Katie Cavuto, registered dietitian and chef, gives viewers great alternatives to snacks and drinks that contain excess sugar.
Some people in the “honeymoon stage” of a relationship might call a significant other "sugar," “sugar pie,” “as sweet as sugar,” or even… shudder… “sugar bear.” What they don’t realize they’re inadvertently implying is that too much of their loved one might make them gain weight, accumulate tooth cavities, and increase risks for heart disease and Type 2 diabetes.
There are various facts about both the benefits and “evils” of sugar floating around the Internet, some contradicting each other, but there’s one mantra consumers can get behind: everything in moderation.
The World Health Organization revised its guidelines for sugar consumption in March, recommending that adults and children limit their free sugar intake to less than 10 percent of their total daily energy intake. The change in that data is that the WHO now advises people that limiting consumption to five percent of total daily energy intake would provide even more health benefits. By “free sugars,” the organization means sugars added to foods and drinks by the consumer, cook, or manufacturer. Examples are monosaccharides (such as glucose and fructose) and disaccharides (like sucrose and table sugar). The natural sugars in honey, fruit juices, fruit juice concentrates, and syrups are also included under the “free sugars” umbrella.
According to the Washington Post and Euromonitor, a market research firm, the 10 countries that consume the most sugar worldwide on a daily basis are ingesting well above the WHO’s recommended amount. The organization suggests consuming no more than 25 grams of free sugars per day in order for a person of normal weight to reap the maximum health benefits, but in the number one offending country, the average person consumes about 126.4 grams daily. The rest of the top 10 follow relatively close behind. Check out the list to see if your country is included in the sugar hall of shame.

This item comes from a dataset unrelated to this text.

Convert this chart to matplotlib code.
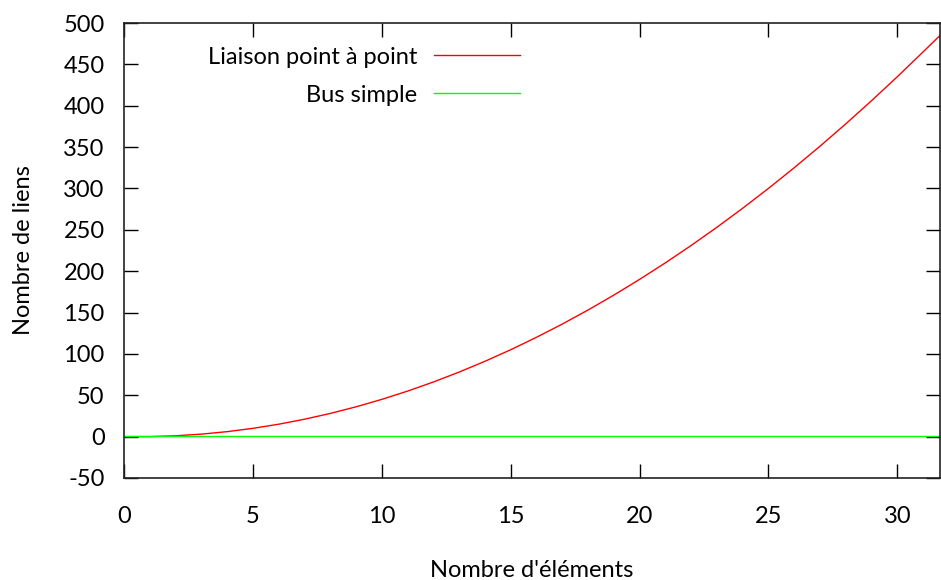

Coming in at number 10, the average Canadian consumes 89.1 grams of sugar a day, according to the Washington Post and Euromonitor. Popular chain Tim Hortons iced caps could contribute to the total, as well as classic (and delicious-looking) pastries called Beaver Tails.
Finland ranks slightly higher on the list than Canada, with the average person consuming 91.5 grams of sugar daily. With tasty options like omenalörtsy, pastries filled with stewed apples, on the table, it wouldn’t be too difficult to over-eat in the sugar department.